However I think it's still useful to study such methods, as you never know how voters' moods will change, and maybe a simpler method like one I listed can act as a stepping stone towards a more complex one.
Yeah, I'm ok with that. There's certainly nothing wrong with studying them, and it seems to be a good method if complexity isn't an issue.
And I totally understand why they published it the way they did. If all they did was provide a reason to switch to a better existing method, well.... that would be a pretty lame academic paper.
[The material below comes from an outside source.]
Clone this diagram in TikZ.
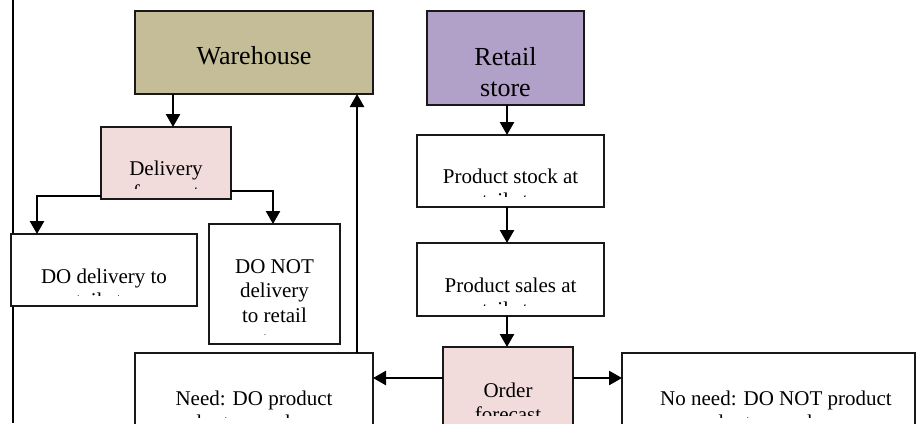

I just felt that their lead up was very good, they called out two real problems with IRV, then suggest that there are only two options:
we must consider which of the following approaches is preferable:
(1) deciding almost every election in a simple way—just elect the Condorcet winner—and rarely applying a more complicated backup plan, perhaps more complicated than IRV, or
(2) deciding many elections with a fairly complicated iterative elimination of candidates and transferring of votes, which may cause controversy when failing to elect a candidate who beats every other?
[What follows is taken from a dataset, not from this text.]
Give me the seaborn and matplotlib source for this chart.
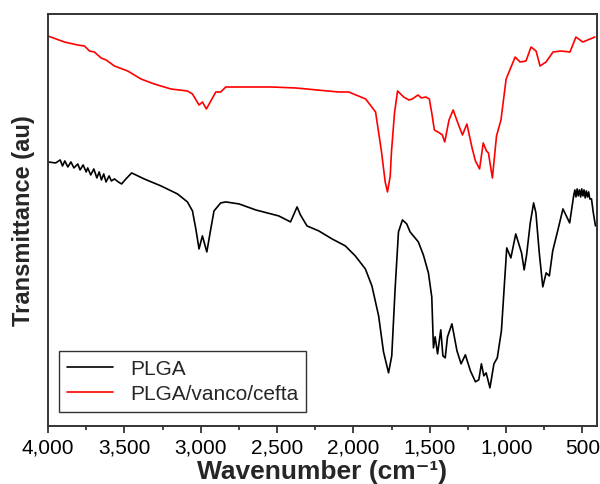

Without mentioning a third:
3) deciding almost every election in a simple way—just elect the Condorcet winner—and rarely applying the tried and tested IRV method
I should add, there are two kinds of complexity. IRV is complex in that it goes through this messy process which seems to delay election results (presumably because of its lack of precinct summability? I mean, computers are fast so that alone shouldn't be an issue. )
But IRV is easy enough to explain, and it has already been put into legislation, so all you have to do is copy and paste from, say, San Francisco's law.
The other kind of complexity is what we have with Stable Voting. It is recursive and seems pretty hard to explain, especially in a way that can be put into legal code.